The I-M Mine Property, as it now exists, represents a consolidation of a number of important early day producing mines including Eureka, Idaho, Maryland, Brunswick, and Union Hill Mines. Based on historic production records, the I-M Mine Property produced a total of 2.4 Moz of gold at an average mill head grade of approximately 0.5 oz/ton (17.1 gpt). The I-M Mine Property was reportedly the second largest gold mine in the United States in 1941 (Clark, 2005), producing up to 129,000 oz gold per year before being forced to shut down by the US government in 1942 (Shore, 1943). Due to lack of development, a decline in gold production was experienced and recovery from war-time shutdown never occurred.
Historic Exploration & Mine Development
The I-M Mine Property has a rich history of mining work completed between 1863 and 1956 by various operators. Extensive exploration and underground mine development were completed during that time on the I-M Mine Property. The I-M Mine Property and its comprehensive collection of original documents was rediscovered in 1990 by Consolidated Del Norte Ventures Inc., the predecessor company of Emgold Mining Corporation ("Emgold"), and efforts were made to reopen the historic mine.
Exploration & Mine Development 1851-1956
Exploration by historic operators from 1851 through to 1956 was mainly completed by lateral exploration (drift development) and raise or winze development. Levels were driven along the strike of the veins to determine their extent. Raises were developed upwards following the inclination of the vein and winzes were sunk down along the dip of the vein.

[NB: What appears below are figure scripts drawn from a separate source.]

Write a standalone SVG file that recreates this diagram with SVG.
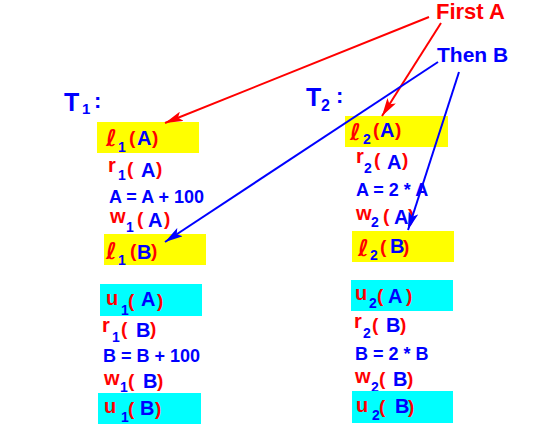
<svg xmlns="http://www.w3.org/2000/svg" width="544" height="425" viewBox="0 0 544 425">
<style>
text{font-family:"Liberation Sans",Arial,sans-serif;font-weight:bold}
.r{fill:#ff0000}
.b{fill:#0000ff}
.m{font-size:20px}
.p{font-size:19px}
.s{font-size:14px}
.e{font-size:18px;fill:#0000ff}
.l{font-family:"DejaVu Sans",sans-serif;font-style:italic;font-size:23px;fill:#ff0000}
.y{fill:#ffff00}
.c{fill:#00ffff}
.ar{stroke:#ff0000;stroke-width:2;fill:none}
.ab{stroke:#0000ff;stroke-width:2;fill:none}
</style>
<defs>
<marker id="hr" viewBox="0 0 18 10" refX="18" refY="5" markerWidth="18" markerHeight="10" markerUnits="userSpaceOnUse" orient="auto"><path d="M0,0 L18,5 L0,10 L4,5 Z" fill="#ff0000"/></marker>
<marker id="hb" viewBox="0 0 18 10" refX="18" refY="5" markerWidth="18" markerHeight="10" markerUnits="userSpaceOnUse" orient="auto"><path d="M0,0 L18,5 L0,10 L4,5 Z" fill="#0000ff"/></marker>
</defs>
<rect width="544" height="425" fill="#ffffff"/>

<g id="labels">
<text x="436" y="19" class="r" font-size="22">First A</text>
<text x="437" y="62" class="b" font-size="21">Then B</text>
<text x="64" y="111" class="b" font-size="25">T</text><text x="82" y="114" class="b" font-size="15">1</text><text x="94" y="108" class="b" font-size="22">:</text>
<text x="306" y="106" class="b" font-size="25">T</text><text x="321" y="111" class="b" font-size="16">2</text><text x="336" y="103" class="b" font-size="22">:</text>
</g>

<g id="l1A">
<rect class="y" x="97" y="122" width="102" height="31"/>
<text class="l" x="106" y="146">ℓ</text><text class="b s" x="118" y="152">1</text><text class="r p" x="129" y="144">(</text><text class="b m" x="137" y="145">A</text><text class="r p" x="152" y="144">)</text>
</g>
<g id="r1A">
<text class="r m" x="108" y="172">r</text><text class="b s" x="118" y="180">1</text><text class="r p" x="127" y="175">(</text><text class="b m" x="141" y="177">A</text><text class="r p" x="156" y="175">)</text>
</g>
<g id="eq1A"><text class="e" x="109" y="203">A = A + 100</text></g>
<g id="w1A">
<text class="r m" x="110" y="223">w</text><text class="b s" x="126" y="232">1</text><text class="r p" x="137" y="225">(</text><text class="b m" x="148" y="227">A</text><text class="r p" x="164" y="225">)</text>
</g>
<g id="l1B">
<rect class="y" x="104" y="234" width="102" height="31"/>
<text class="l" x="106" y="259">ℓ</text><text class="b s" x="118" y="265">1</text><text class="r p" x="130" y="257">(</text><text class="b m" x="137" y="259">B</text><text class="r p" x="151" y="257">)</text>
</g>

<g id="l2A">
<rect class="y" x="345" y="116" width="103" height="31"/>
<text class="l" x="350" y="140">ℓ</text><text class="b s" x="363" y="144">2</text><text class="r p" x="373" y="136">(</text><text class="b m" x="380" y="137">A</text><text class="r p" x="395" y="136">)</text>
</g>
<g id="r2A">
<text class="r m" x="356" y="163">r</text><text class="b s" x="364" y="173">2</text><text class="r p" x="374" y="166">(</text><text class="b m" x="387" y="169">A</text><text class="r p" x="402" y="166">)</text>
</g>
<g id="eq2A"><text class="e" x="356" y="196">A = 2 * A</text></g>
<g id="w2A">
<text class="r m" x="356" y="220">w</text><text class="b s" x="371" y="227">2</text><text class="r p" x="383" y="222">(</text><text class="b m" x="394" y="224">A</text><text class="r p" x="408" y="222">)</text>
</g>
<g id="l2B">
<rect class="y" x="352" y="231" width="102" height="31"/>
<text class="l" x="358" y="256">ℓ</text><text class="b s" x="370" y="260">2</text><text class="r p" x="380" y="253">(</text><text class="b m" x="390" y="253">B</text><text class="r p" x="403" y="253">)</text>
</g>

<g id="u1A">
<rect class="c" x="100" y="284" width="102" height="32"/>
<text class="r m" x="106" y="305">u</text><text class="b s" x="121" y="315">1</text><text class="r p" x="128" y="307">(</text><text class="b m" x="141" y="306">A</text><text class="r p" x="157" y="307">)</text>
</g>
<g id="r1B">
<text class="r m" x="102" y="332">r</text><text class="b s" x="112" y="342">1</text><text class="r p" x="121" y="335">(</text><text class="b m" x="136" y="337">B</text><text class="r p" x="150" y="335">)</text>
</g>
<g id="eq1B"><text class="e" x="103" y="362">B = B + 100</text></g>
<g id="w1B">
<text class="r m" x="104" y="385">w</text><text class="b s" x="120" y="392">1</text><text class="r p" x="128" y="387">(</text><text class="b m" x="143" y="388">B</text><text class="r p" x="157" y="387">)</text>
</g>
<g id="u1B">
<rect class="c" x="98" y="393" width="103" height="31"/>
<text class="r m" x="104" y="413">u</text><text class="b s" x="121" y="422">1</text><text class="r p" x="128" y="415">(</text><text class="b m" x="140" y="415">B</text><text class="r p" x="155" y="415">)</text>
</g>

<g id="u2A">
<rect class="c" x="351" y="280" width="102" height="31"/>
<text class="r m" x="355" y="300">u</text><text class="b s" x="369" y="308">2</text><text class="r p" x="377" y="302">(</text><text class="b m" x="388" y="303">A</text><text class="r p" x="406" y="302">)</text>
</g>
<g id="r2B">
<text class="r m" x="354" y="328">r</text><text class="b s" x="363" y="338">2</text><text class="r p" x="372" y="331">(</text><text class="b m" x="386" y="332">B</text><text class="r p" x="400" y="331">)</text>
</g>
<g id="eq2B"><text class="e" x="355" y="360">B = 2 * B</text></g>
<g id="w2B">
<text class="r m" x="355" y="383">w</text><text class="b s" x="371" y="392">2</text><text class="r p" x="379" y="385">(</text><text class="b m" x="393" y="386">B</text><text class="r p" x="407" y="385">)</text>
</g>
<g id="u2B">
<rect class="c" x="352" y="391" width="101" height="32"/>
<text class="r m" x="356" y="412">u</text><text class="b s" x="372" y="420">2</text><text class="r p" x="379" y="413">(</text><text class="b m" x="395" y="413">B</text><text class="r p" x="408" y="413">)</text>
</g>

<g id="connectors">
<line class="ar" x1="429" y1="17" x2="165" y2="123" marker-end="url(#hr)"/>
<line class="ar" x1="441" y1="23" x2="382" y2="116" marker-end="url(#hr)"/>
<line class="ab" x1="438" y1="62" x2="165" y2="242" marker-end="url(#hb)"/>
<line class="ab" x1="459" y1="72" x2="408" y2="230" marker-end="url(#hb)"/>
</g>
</svg>
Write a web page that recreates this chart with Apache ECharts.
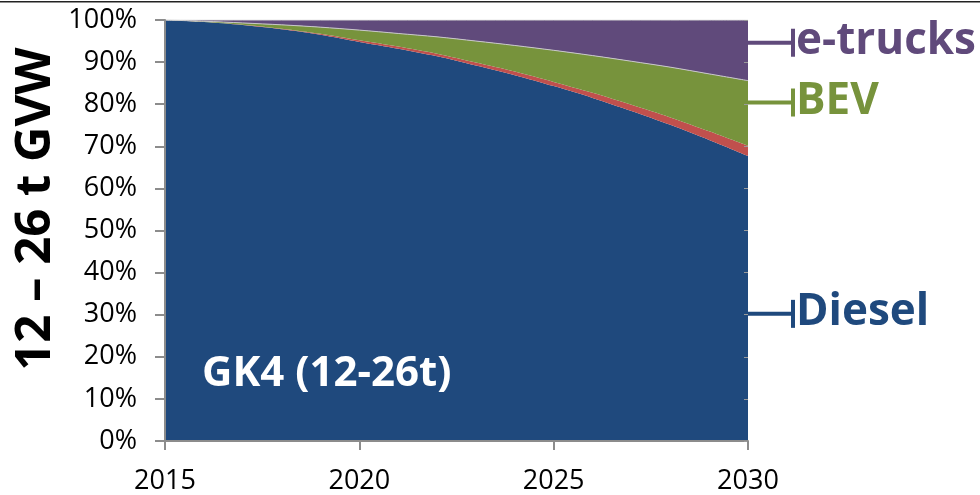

Chip samples were assayed for mineralization of the quartz vein. In 1923, the first prospect drill was purchased. Following that, exploration holes were completed ahead of mine development to confirm vein locations and to locate vein extensions.
The I-M Mine Property encompasses a system of underground tunnels, many raises, numerous winzes, four inclined shafts, and two vertical shafts. An estimated equivalent of 72.8 miles (117 km) of underground tunnel occur at the I-M Mine Property, assuming typical drift dimensions of 7.5 ft x 8.5 ft (W x H).
Based on available historic records, 883 exploratory holes totaling approximately 234,100 ft (71,354 m) were diamond drilled at a diameter of 7/8" (EX-size). Historic drill logs were not available for review and no historic drill core was preserved from past mining operations at the I-M Mine Property.
Exploration & Mine Development 2003-2004
Emgold and its former entities leased the I-M Mine Property from 1990 to 2013. Development work during this period included completion of a preliminary investigation of the mine records, publishing various technical reports on the I-M Mine Property, leasing or purchasing adjacent properties, various permit applications and associated environmental studies, development of a ceramics technology process, and completion of an exploration program. Emgold was unsuccessful in reopening the historic mine due to inability to raise necessary funding in the midst of unfavourable market conditions.
Emgold completed an exploration program on the I-M Mine Property in 2003 and 2004. Gold exploration consisted of 31 diamond drill holes totaling 21,335 ft (6,502 m) and 7 drill holes totaling 3,537 ft (1,078 m) were completed for geotechnical and ceramics feedstock work.